+++ Data supplied

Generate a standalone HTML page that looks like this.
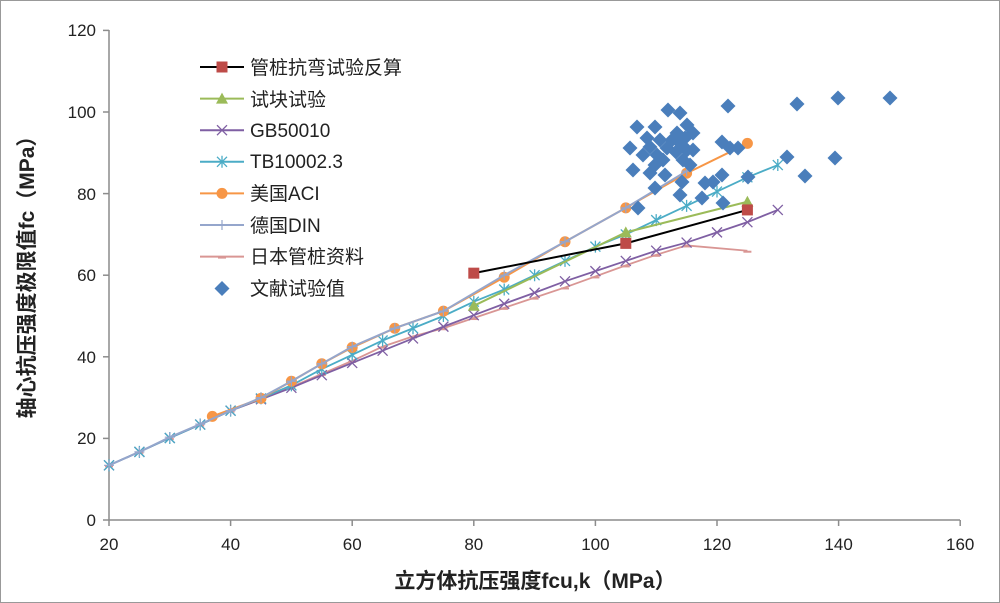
<!DOCTYPE html>
<html><head><meta charset="utf-8"><style>
html,body{margin:0;padding:0;background:#fff}
svg{display:block}
text{font-family:"Liberation Sans","Noto Sans CJK SC",sans-serif;fill:#222}
</style></head><body>
<svg id="s" width="1000" height="603" viewBox="0 0 1000 603" xmlns="http://www.w3.org/2000/svg">
<rect x="0.5" y="0.5" width="999" height="602" fill="#fff" stroke="#999"/>
<g stroke="#8c8c8c" stroke-width="1.5">
<line x1="109" y1="30" x2="109" y2="520"/>
<line x1="109" y1="520" x2="960" y2="520"/>
<line x1="103" y1="520" x2="109" y2="520"/><line x1="103" y1="438.4" x2="109" y2="438.4"/><line x1="103" y1="356.8" x2="109" y2="356.8"/><line x1="103" y1="275.2" x2="109" y2="275.2"/><line x1="103" y1="193.6" x2="109" y2="193.6"/><line x1="103" y1="112" x2="109" y2="112"/><line x1="103" y1="30.4" x2="109" y2="30.4"/>
<line x1="109" y1="520" x2="109" y2="526"/><line x1="230.6" y1="520" x2="230.6" y2="526"/><line x1="352.2" y1="520" x2="352.2" y2="526"/><line x1="473.8" y1="520" x2="473.8" y2="526"/><line x1="595.4" y1="520" x2="595.4" y2="526"/><line x1="717" y1="520" x2="717" y2="526"/><line x1="838.6" y1="520" x2="838.6" y2="526"/><line x1="960.2" y1="520" x2="960.2" y2="526"/>
</g>
<g font-size="17" text-anchor="end">
<text x="96" y="526">0</text><text x="96" y="444">20</text><text x="96" y="363">40</text><text x="96" y="281">60</text><text x="96" y="200">80</text><text x="96" y="118">100</text><text x="96" y="36">120</text>
</g>
<g font-size="17" text-anchor="middle">
<text x="109" y="550">20</text><text x="230.6" y="550">40</text><text x="352.2" y="550">60</text><text x="473.8" y="550">80</text><text x="595.4" y="550">100</text><text x="717" y="550">120</text><text x="838.6" y="550">140</text><text x="960.2" y="550">160</text>
</g>
<text x="535" y="588" font-size="21" font-weight="bold" text-anchor="middle">立方体抗压强度fcu,k（MPa）</text>
<text transform="translate(34,272) rotate(-90)" font-size="21" font-weight="bold" text-anchor="middle">轴心抗压强度极限值fc（MPa）</text>
<g id="plot"></g>
<g id="leg" font-size="19">
<text x="250" y="74">管桩抗弯试验反算</text>
<text x="250" y="106">试块试验</text>
<text x="250" y="137">GB50010</text>
<text x="250" y="168">TB10002.3</text>
<text x="250" y="200">美国ACI</text>
<text x="250" y="232">德国DIN</text>
<text x="250" y="263">日本管桩资料</text>
<text x="250" y="295">文献试验值</text>
</g>
</svg>
<script>
const NS="http://www.w3.org/2000/svg";
const P=document.getElementById("plot"),L=document.getElementById("leg");
const X=v=>109+(v-20)*6.08, Y=v=>520-v*4.08;
function el(p,t,a){const e=document.createElementNS(NS,t);for(const k in a)e.setAttribute(k,a[k]);p.appendChild(e);return e;}
function mk(p,type,x,y,c){
 if(type=="sq")el(p,"rect",{x:x-5.5,y:y-5.5,width:11,height:11,fill:c});
 else if(type=="tri")el(p,"polygon",{points:`${x},${y-6} ${x+6},${y+5} ${x-6},${y+5}`,fill:c});
 else if(type=="x")el(p,"path",{d:`M${x-5},${y-5}L${x+5},${y+5}M${x-5},${y+5}L${x+5},${y-5}`,stroke:c,"stroke-width":1.3});
 else if(type=="ast")el(p,"path",{d:`M${x-5},${y-5}L${x+5},${y+5}M${x-5},${y+5}L${x+5},${y-5}M${x},${y-6}L${x},${y+6}`,stroke:c,"stroke-width":1.3});
 else if(type=="ci")el(p,"circle",{cx:x,cy:y,r:5.5,fill:c});
 else if(type=="plus")el(p,"path",{d:`M${x-5},${y}L${x+5},${y}M${x},${y-5}L${x},${y+5}`,stroke:c,"stroke-width":1.2});
 else if(type=="dash")el(p,"path",{d:`M${x-4},${y+1}L${x+4},${y+1}`,stroke:c,"stroke-width":2});
 else if(type=="dia")el(p,"polygon",{points:`${x},${y-7.5} ${x+7.5},${y} ${x},${y+7.5} ${x-7.5},${y}`,fill:c});
}
function series(d,c,m,w){
 el(P,"polyline",{points:d.map(p=>X(p[0])+","+Y(p[1])).join(" "),fill:"none",stroke:c,"stroke-width":w||2});
 d.forEach(p=>mk(P,m,X(p[0]),Y(p[1]),c));
}
const xs=[20,25,30,35,40,45,50,55,60,65,70,75,80,85,90,95,100,105,110,115,120,125,130];
const gb=[13.4,16.7,20.1,23.4,26.8,29.6,32.4,35.5,38.5,41.5,44.5,47.4,50.2,53,55.7,58.5,61,63.5,66,68,70.5,73,76];
const tb=[13.4,16.7,20.1,23.4,26.8,29.8,33,37,40.5,44,47,50,53.5,56.5,60,63.5,67,70,73.5,77,80.5,84,87];
const jp=[13.4,16.7,20.1,23.4,26.8,29.6,32.6,35.8,39,42.5,45,47,49.5,52,54.5,57,59.7,62.4,65,67.3];
const din=[[20,13.4],[25,16.7],[30,20.3],[35,23.5],[40,26.8],[45,30],[50,34],[55,38.3],[60,42.5],[67,47],[75,51.2],[85,60],[95,68.2],[105,76.5],[115,85.5]];
series(xs.slice(0,20).map((x,i)=>[x,jp[i]]).concat([[125,66]]),"#d99694","dash",1.8);
series(xs.map((x,i)=>[x,gb[i]]),"#7f5fa3","x",1.8);
series(xs.map((x,i)=>[x,tb[i]]),"#4bacc6","ast",1.8);
series([[37,25.4],[45,29.8],[50,34],[55,38.3],[60,42.3],[67,47],[75,51.2],[85,59.5],[95,68.2],[105,76.5],[115,85],[125,92.3]],"#f79646","ci",2);
series(din,"#95a6cc","plus",2);
series([[80,52.5],[105,70.5],[125,78]],"#9bbb59","tri",2);
series([[80,60.5],[105,67.8],[125,76]],"#000","sq",2);
P.querySelectorAll("rect").forEach(r=>r.setAttribute("fill","#be4b48"));
const dp=[[668,110],[680,113],[728,106],[797,104],[838,98],[890,98],[637,127],[655,127],[687,125],[693,133],[677,133],[647,138],[630,148],[650,147],[667,148],[680,143],[687,150],[693,150],[722,142],[730,148],[738,148],[643,155],[657,155],[683,160],[787,157],[835,158],[633,170],[650,173],[665,175],[722,175],[748,177],[805,176],[705,183],[713,182],[655,188],[680,195],[702,198],[723,203],[638,208],[660,140],[672,140],[685,138],[663,160],[655,165],[676,152],[690,165],[682,182]];
dp.forEach(p=>mk(P,"dia",p[0],p[1],"#4a7ebb"));
const lm=[["#000","sq"],["#9bbb59","tri"],["#7f5fa3","x"],["#4bacc6","ast"],["#f79646","ci"],["#95a6cc","plus"],["#d99694","dash"]];
lm.forEach((m,i)=>{const y=67+i*31.6;el(L,"line",{x1:200,y1:y,x2:244,y2:y,stroke:m[0],"stroke-width":2});mk(L,m[1],222,y,m[1]=="sq"?"#be4b48":m[0]);});
mk(L,"dia",222,288.5,"#4a7ebb");
</script>
</body></html>
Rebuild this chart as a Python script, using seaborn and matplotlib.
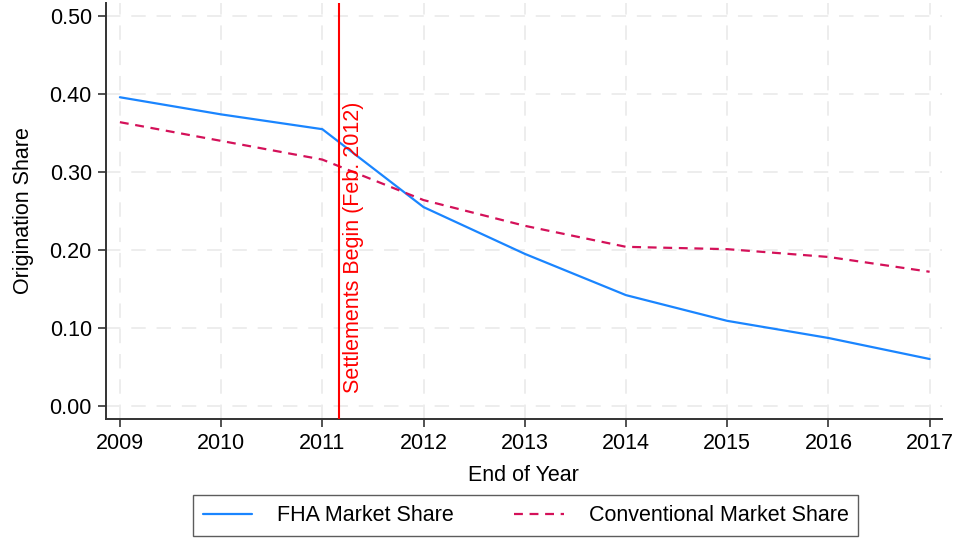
import matplotlib
matplotlib.use("Agg")
import matplotlib.pyplot as plt
import seaborn as sns
import pandas as pd
import numpy as np
from matplotlib.lines import Line2D

years = [2009, 2010, 2011, 2012, 2013, 2014, 2015, 2016, 2017]
fha_share = [0.396, 0.374, 0.355, 0.255, 0.195, 0.142, 0.109, 0.087, 0.060]
conv_share = [0.364, 0.340, 0.316, 0.264, 0.231, 0.204, 0.201, 0.191, 0.172]
series_names = ["FHA Market Share", "Conventional Market Share"]
y_ticks = [0.0, 0.1, 0.2, 0.3, 0.4, 0.5]
y_tick_labels = ["0.00", "0.10", "0.20", "0.30", "0.40", "0.50"]
event_x = 2011 + 2 / 12
event_label = "Settlements Begin (Feb. 2012)"

df = pd.DataFrame({
    "year": years * 2,
    "share": fha_share + conv_share,
    "series": [series_names[0]] * len(years) + [series_names[1]] * len(years),
})

sns.set_theme(style="white")
plt.rcParams["font.family"] = ["Liberation Sans", "DejaVu Sans"]
plt.rcParams["text.color"] = "black"
plt.rcParams["axes.labelcolor"] = "black"
plt.rcParams["xtick.color"] = "black"
plt.rcParams["ytick.color"] = "black"
FS = 15.5

fig = plt.figure(figsize=(9.61, 5.41), dpi=100)
ax = fig.add_axes([0.110, 0.2255, 0.870, 0.769])

palette = {series_names[0]: "#1a85ff", series_names[1]: "#d41159"}
sns.lineplot(data=df, x="year", y="share", hue="series", style="series",
             palette=palette, dashes={series_names[0]: "", series_names[1]: (4, 3)},
             linewidth=1.6, ax=ax, legend=False)

ax.set_xlim(2008.86, 2017.12)
ax.set_ylim(-0.017, 0.517)
ax.set_xticks(years)
ax.set_xticklabels([str(y) for y in years])
ax.set_yticks(y_ticks)
ax.set_yticklabels(y_tick_labels)
ax.tick_params(axis="both", which="both", direction="out", length=6, width=1.2,
               color="#333333", labelcolor="black", labelsize=FS,
               bottom=True, left=True, pad=4)

for y in y_ticks:
    ax.axhline(y, color="#ececec", lw=1.3, ls=(0, (8, 6)), zorder=0)
for x in years:
    ax.axvline(x, color="#ececec", lw=1.3, ls=(0, (8, 6)), zorder=0)

for s in ["top", "right"]:
    ax.spines[s].set_visible(False)
for s in ["left", "bottom"]:
    ax.spines[s].set_color("#333333")
    ax.spines[s].set_linewidth(1.4)

ax.axvline(event_x, color="#ff0000", lw=1.5, zorder=3)
ax.text(event_x + 0.035, 0.017, event_label, rotation=90, color="#ff0000",
        fontsize=FS, ha="left", va="bottom")

ax.set_xlabel("End of Year", fontsize=FS, labelpad=8, color="black")
ax.set_ylabel("Origination Share", fontsize=FS, labelpad=11, color="black")

handles = [Line2D([], [], color="#1a85ff", lw=1.6),
           Line2D([], [], color="#d41159", lw=1.6, ls=(0, (4, 3)))]
leg = fig.legend(handles, series_names, loc="center", bbox_to_anchor=(0.547, 0.047),
                 ncol=2, fontsize=FS, frameon=True, fancybox=False,
                 edgecolor="#333333", handlelength=2.3, columnspacing=2.8,
                 handletextpad=1.15, borderpad=0.45, borderaxespad=0,
                 labelcolor="black")
leg.get_frame().set_linewidth(1.0)

fig.savefig("out.png", dpi=100)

++++++

Using the entries above, extract exactly the lines from the one that contains "Rebuild this chart" through the one that contains "linewidth=1.6, ax=ax, legend=False)". Do not carry over any pictures.

**Final answer**
Rebuild this chart as a Python script, using seaborn and matplotlib.
import matplotlib
matplotlib.use("Agg")
import matplotlib.pyplot as plt
import seaborn as sns
import pandas as pd
import numpy as np
from matplotlib.lines import Line2D

years = [2009, 2010, 2011, 2012, 2013, 2014, 2015, 2016, 2017]
fha_share = [0.396, 0.374, 0.355, 0.255, 0.195, 0.142, 0.109, 0.087, 0.060]
conv_share = [0.364, 0.340, 0.316, 0.264, 0.231, 0.204, 0.201, 0.191, 0.172]
series_names = ["FHA Market Share", "Conventional Market Share"]
y_ticks = [0.0, 0.1, 0.2, 0.3, 0.4, 0.5]
y_tick_labels = ["0.00", "0.10", "0.20", "0.30", "0.40", "0.50"]
event_x = 2011 + 2 / 12
event_label = "Settlements Begin (Feb. 2012)"

df = pd.DataFrame({
    "year": years * 2,
    "share": fha_share + conv_share,
    "series": [series_names[0]] * len(years) + [series_names[1]] * len(years),
})

sns.set_theme(style="white")
plt.rcParams["font.family"] = ["Liberation Sans", "DejaVu Sans"]
plt.rcParams["text.color"] = "black"
plt.rcParams["axes.labelcolor"] = "black"
plt.rcParams["xtick.color"] = "black"
plt.rcParams["ytick.color"] = "black"
FS = 15.5

fig = plt.figure(figsize=(9.61, 5.41), dpi=100)
ax = fig.add_axes([0.110, 0.2255, 0.870, 0.769])

palette = {series_names[0]: "#1a85ff", series_names[1]: "#d41159"}
sns.lineplot(data=df, x="year", y="share", hue="series", style="series",
             palette=palette, dashes={series_names[0]: "", series_names[1]: (4, 3)},
             linewidth=1.6, ax=ax, legend=False)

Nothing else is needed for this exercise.